Tempos atrás, ia voltando a pé da padaria quando, a cinco passos do portão, vinha passando uma senhora com o cachorrinho de mimação. A mulher notou que me detive, paralisado de medo.
Criança de braço, fui atacado com minha mãe por um vira-lata. Dos 3 aos 10 anos, estudei em uma escola que tinha dois cachorros brabos como auxiliares de disciplina da professora linha-dura.
Tenho mais trauma de cachorro que um judeu, em 1945, de campo de concentração. Para mim, são forças cruas da natureza, sem medo de infâmia ou polícia, sem compromisso com a civilização.
Mas a mulher não me deixou explicar. Dedo em riste, passou-me sermão sobre a vergonha de temer um serzinho inofensivo e saiu chutando o vento contra mim, transformado em especista, canalha.
Desde então, dei para espiar essa tendência de os cachorros andarem aí pelas ruas como gente e, nadando na contra-corrente, termino vendo dois ou três tubarões por trás das sardinhas.
Um exemplo. Sempre que um criança novinha se desgarra do responsável e vem se prender às minhas pernas, lá vem o pai ou a mãe, saltando mais que Nadia Comăneci em Moscou, a dizer:
"Perdão! Perdão! Perdão!" - e sai levando o projeto de humano adulto com uma simples lição de limite.
Mas, quando é um cachorro, e recolho as pernas assustado, lá fica a mimadora ou o paparicador, dizendo que aquilo não faz nada, é manso - e mal, marmanjo, fazemos nós uns aos outros. Bem o vejo.
Então, eu me ponho a pensar por que o bicho não merece limite de humano. E vejo a criancinha crescendo, lidando com estudos, trabalhos, finanças, amores e perdas - sofrendo como todos nós.
Enquanto o bicho vai crescendo em pança e trela. Tem casa, comida e roupa lavada, que o humano, não podendo ter sem fadiga, contenta-se em dar ao objeto em que projeta seu desejo.
Que ele faça irresponsavelmente, pois, o que é levado a fazer por instinto ou por algo que equivalha, em seu sistema nervoso, à vontade. Afinal, errados somos nós que nos metemos em encrenca.
Isso me levou a uma certa compaixão pelos humanos que me dão sermões. Passei a vê-los ainda mais como semelhantes em cujas fantasias e frustrações vejo as minhas próprias e me irmano.
Mas, então, lembrei-me de um famoso sádico que, passando-se por doente, violentava a vida emocional das pessoas do seu entorno até o ponto de arrastá-las consigo para uma forjada morte.

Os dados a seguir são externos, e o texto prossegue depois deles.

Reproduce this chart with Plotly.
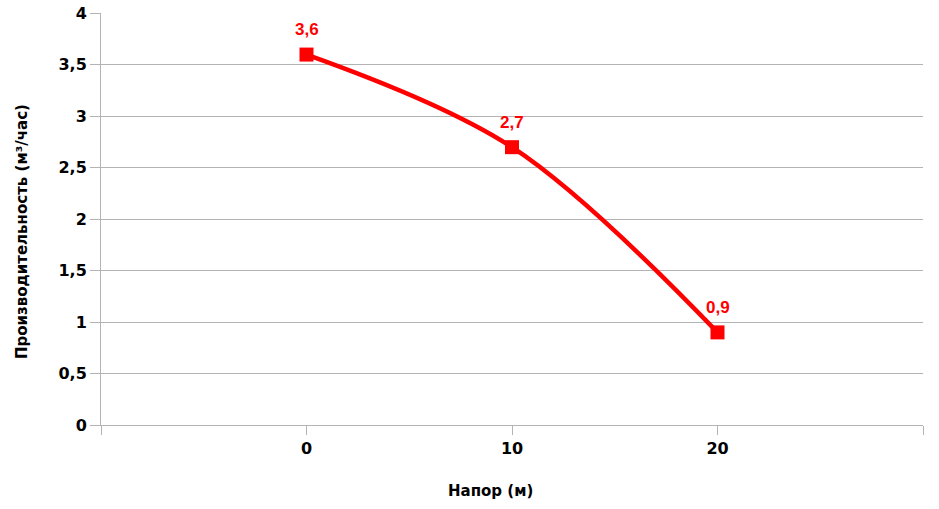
import plotly.graph_objects as go

categories = ["0", "10", "20"]
values = [3.6, 2.7, 0.9]
y_ticks = [0, 0.5, 1, 1.5, 2, 2.5, 3, 3.5, 4]

x_pos = list(range(len(categories)))
red = "#ff0000"
label_font = "Liberation Sans, Arial, sans-serif"
axis_font = "DejaVu Sans, sans-serif"

W, H = 939, 509
ml, mr, mt, mb = 101, 16, 13, 84
pw = W - ml - mr
ph = H - mt - mb

fig = go.Figure()
fig.add_trace(go.Scatter(
    x=x_pos, y=values, mode="lines+markers",
    line=dict(color=red, width=4.5, shape="spline", smoothing=1),
    marker=dict(symbol="square", size=14, color=red),
    hoverinfo="skip", showlegend=False,
))

annotations = []
for xi, v in zip(x_pos, values):
    annotations.append(dict(
        x=xi, y=v, xref="x", yref="y", text=f"{v}".replace(".", ","),
        showarrow=False, yshift=25,
        font=dict(family=label_font, size=17, color=red, weight="bold"),
    ))
annotations.append(dict(
    x=(490 - ml) / pw, y=-(491 - (H - mb)) / ph, xref="paper", yref="paper",
    text="Напор (м)", showarrow=False, xanchor="center", yanchor="middle",
    font=dict(family=axis_font, size=15, color="#000", weight="bold"),
))
annotations.append(dict(
    x=-(ml - 22) / pw, y=((H - mb) - 232) / ph, xref="paper", yref="paper",
    text="Производительность (м³/час)", showarrow=False, textangle=-90,
    xanchor="center", yanchor="middle",
    font=dict(family=axis_font, size=15, color="#000", weight="bold"),
))

fig.update_layout(
    width=W, height=H,
    margin=dict(l=ml, r=mr, t=mt, b=mb, autoexpand=False),
    paper_bgcolor="white", plot_bgcolor="white",
    separators=", ",
    annotations=annotations,
    xaxis=dict(
        range=[-1, len(categories)],
        tickvals=[-1] + x_pos + [len(categories)],
        ticktext=[""] + categories + [""],
        showgrid=False, zeroline=False, automargin=False,
        showline=True, linecolor="#b3b3b3", linewidth=1,
        ticks="outside", ticklen=9, tickcolor="#b3b3b3",
        tickfont=dict(family=axis_font, size=16, color="#000", weight="bold"),
    ),
    yaxis=dict(
        range=[0, 4.004], tickvals=y_ticks, automargin=False,
        ticklabeloverflow="allow",
        showgrid=True, gridcolor="#b3b3b3", gridwidth=1, zeroline=False,
        showline=True, linecolor="#b3b3b3", linewidth=1,
        ticks="outside", ticklen=10, tickcolor="#b3b3b3",
        tickfont=dict(family=axis_font, size=16, color="#000", weight="bold"),
    ),
)

fig.write_html("out.html", config={"displayModeBar": False},
               post_script="document.body.style.margin='0';")
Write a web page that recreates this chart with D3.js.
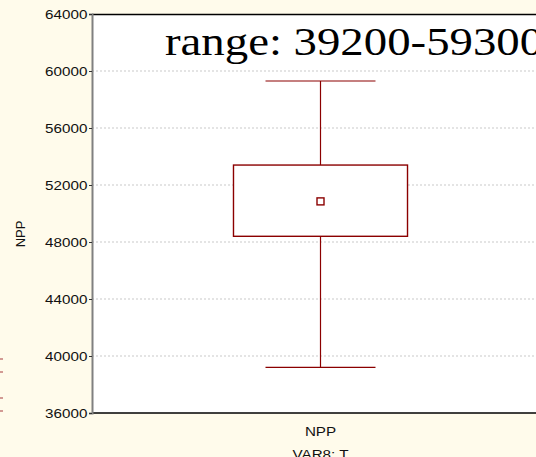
<!DOCTYPE html>
<html>
<head>
<meta charset="utf-8">
<script src="https://cdn.jsdelivr.net/npm/d3@7"></script>
<style>
  html, body { margin: 0; background: #fffbeb; overflow: hidden; }
  svg { display: block; }
</style>
</head>
<body>
<svg id="chart"></svg>
<script>
// box plot values
const categories = ["NPP"];
const whiskerLow = [39200];
const boxLow = [48400];
const meanVals = [50850];
const boxHigh = [53400];
const whiskerHigh = [59300];
const yTicks = [36000, 40000, 44000, 48000, 52000, 56000, 60000, 64000];
const titleText = "range: 39200-59300";
const yTitle = "NPP";
const xTitle = "VAR8: T";

const WIDTH = 536, HEIGHT = 457;
const margins = { top: 14, right: -13, bottom: 44, left: 92 };
const W = WIDTH - margins.left - margins.right;
const H = HEIGHT - margins.top - margins.bottom;
const RED = "#8b0000";
const SANS = "Liberation Sans, Arial, sans-serif";
const STRETCH = 1.17; // text in the picture is a bit wide

const svg = d3.select("#chart").attr("width", WIDTH).attr("height", HEIGHT);

// cut-off legend pieces at the left edge
[359, 372, 398, 411].forEach(yy => {
  svg.append("line").attr("x1", 0).attr("x2", 3).attr("y1", yy).attr("y2", yy)
    .attr("stroke", "#b55a5a").attr("stroke-width", 1.2);
});

const g = svg.append("g").attr("transform", "translate(" + margins.left + "," + margins.top + ")");

const x = d3.scaleBand().domain(categories).range([0, W]).paddingInner(0).paddingOuter(0.813);
const y = d3.scaleLinear().domain([36000, 64000]).range([H, 0]);

g.append("rect").attr("width", W).attr("height", H).attr("fill", "#fff");

// grid
g.selectAll(".grid").data(yTicks.slice(1, -1)).enter().append("line")
  .attr("x1", 0).attr("x2", W)
  .attr("y1", d => y(d)).attr("y2", d => y(d))
  .attr("stroke", "#bbb").attr("stroke-width", 0.8).attr("stroke-dasharray", "2,2");

// borders
g.append("line").attr("x1", 0).attr("x2", W).attr("y1", 0.5).attr("y2", 0.5).attr("stroke", "#000").attr("stroke-width", 1.5);
g.append("line").attr("x1", 0).attr("x2", W).attr("y1", H).attr("y2", H).attr("stroke", "#000").attr("stroke-width", 1.5);

// y axis
const yAxis = g.append("g")
  .call(d3.axisLeft(y).tickValues(yTicks).tickSize(3).tickPadding(1).tickFormat(d3.format("d")));
yAxis.select(".domain").attr("stroke", "#808080").attr("stroke-width", 2);
yAxis.selectAll(".tick line").attr("stroke", "#333");
yAxis.selectAll("text").attr("font-family", SANS).attr("font-size", 13).attr("fill", "#111")
  .attr("transform", "scale(" + STRETCH + ",1)");

// box plot
const boxes = g.selectAll(".box").data(categories).enter().append("g");
const cx = d => x(d) + x.bandwidth() / 2;
const capW = x.bandwidth() * 0.632;

boxes.append("line")
  .attr("x1", d => cx(d)).attr("x2", d => cx(d))
  .attr("y1", (d, i) => y(whiskerHigh[i])).attr("y2", (d, i) => y(boxHigh[i]))
  .attr("stroke", RED).attr("stroke-width", 1.2);
boxes.append("line")
  .attr("x1", d => cx(d)).attr("x2", d => cx(d))
  .attr("y1", (d, i) => y(boxLow[i])).attr("y2", (d, i) => y(whiskerLow[i]))
  .attr("stroke", RED).attr("stroke-width", 1.2);
boxes.append("line")
  .attr("x1", d => cx(d) - capW / 2).attr("x2", d => cx(d) + capW / 2)
  .attr("y1", (d, i) => y(whiskerHigh[i])).attr("y2", (d, i) => y(whiskerHigh[i]))
  .attr("stroke", RED).attr("stroke-width", 1.2);
boxes.append("line")
  .attr("x1", d => cx(d) - capW / 2).attr("x2", d => cx(d) + capW / 2)
  .attr("y1", (d, i) => y(whiskerLow[i])).attr("y2", (d, i) => y(whiskerLow[i]))
  .attr("stroke", RED).attr("stroke-width", 1.2);
boxes.append("rect")
  .attr("x", d => x(d)).attr("width", x.bandwidth())
  .attr("y", (d, i) => y(boxHigh[i])).attr("height", (d, i) => y(boxLow[i]) - y(boxHigh[i]))
  .attr("fill", "#fff").attr("stroke", RED).attr("stroke-width", 1.4);
boxes.append("rect")
  .attr("x", d => cx(d) - 3.5).attr("width", 7)
  .attr("y", (d, i) => y(meanVals[i]) - 3.5).attr("height", 7)
  .attr("fill", "#fff").attr("stroke", RED).attr("stroke-width", 1.4);

// category labels
g.selectAll(".cat").data(categories).enter().append("text")
  .attr("transform", d => "translate(" + cx(d) + "," + (H + 23) + ") scale(" + STRETCH + ",1)")
  .attr("text-anchor", "middle")
  .attr("font-family", SANS).attr("font-size", 13).attr("fill", "#111")
  .text(d => d);

svg.append("text")
  .attr("transform", "translate(" + (margins.left + cx(categories[0])) + "," + (HEIGHT + 2) + ") scale(" + STRETCH + ",1)")
  .attr("text-anchor", "middle")
  .attr("font-family", SANS).attr("font-size", 13).attr("fill", "#111")
  .text(xTitle);

svg.append("text")
  .attr("transform", "translate(25,234) rotate(-90)")
  .attr("text-anchor", "middle")
  .attr("font-family", SANS).attr("font-size", 13).attr("fill", "#111")
  .text(yTitle);

// title
svg.append("text")
  .attr("transform", "translate(165,55) scale(1.2,1)")
  .attr("font-family", "Liberation Serif, Times New Roman, serif").attr("font-size", 39).attr("fill", "#000")
  .text(titleText);
</script>
</body>
</html>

Mas as pessoas eram pessoas. Em algum momento, despertavam para a perversão do homem e se afastavam dele. O único que ficou até o fim, privado da liberdade e atado à coleira, foi o cachorro.
O cachorrinho de uma mimadora, de um paparicador, vira um cachorrinho estragado. Que objeto em frangalhos não virará o pobre cachorrinho de uma mente que submete outras à morte?
O famoso sádico escreveu um testamento, em que pedia com ternas palavras que suas cinzas fossem misturadas às cinzas do amado animal de violação. Inocentes acharam isso lindo de viver.
Mas ninguém suspeitou da causa secreta, do perverso Fortunato, a nos lembrar que certos semelhantes estão além do compadecimento. Cães, sem compromisso com a civilização.